Why exactly is Torchscript slower than pytorch?

googlebot · May 4, 2021, 2:59pm

as I said, do something like:
net = jit.script(models.squeezenet1_0(pretrained=True).cuda().eval())
net(x); net(x)

and only then measure time (e.g. %timeit net(x))

111480 · May 4, 2021, 3:24pm

As you say, Torchscript is faster.
Is this the result of different ways of optimizing it?
I want a detailed explanation.

googlebot · May 4, 2021, 4:20pm

In a nutshell,

“compilation” analyzes whole functions, with knowledge about variable types - some optimizations are done at this level (e.g. dead code elimination)
python bytecode interpreter is not used to execute generated code - more specialized executor for statically typed code supposedly works faster
fusion optimizations further compile specialized cuda kernels, so e.g. a.mul(b).add(c) is computed in one go
some patterns have specialized optimizations, e.g. conv+batchnorm

vince62s · October 12, 2022, 6:50pm

Hi I am hijacking this thread for a similar question.

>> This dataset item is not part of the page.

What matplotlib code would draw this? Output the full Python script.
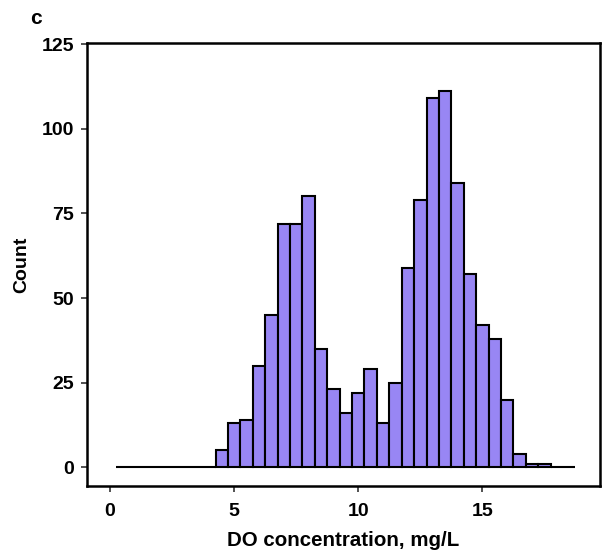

I ran the code of this link: pytorch-jit.ipynb · GitHub

exact same time with and without, not seeing the perf difference as per the link.

any clue?
(running on pytorch 1.12.1 cuda 11.3)

ptrblck · October 13, 2022, 8:12am

Your notebook seems to show a ~2x speedup so I’m unsure how to interpret your post. Did you see any other results when properly profiling with syncs?

vince62s · October 13, 2022, 8:43am

this is not “my” notebook. this is someone else’s noebook that I tried on my machine, hence not replicating the speedup.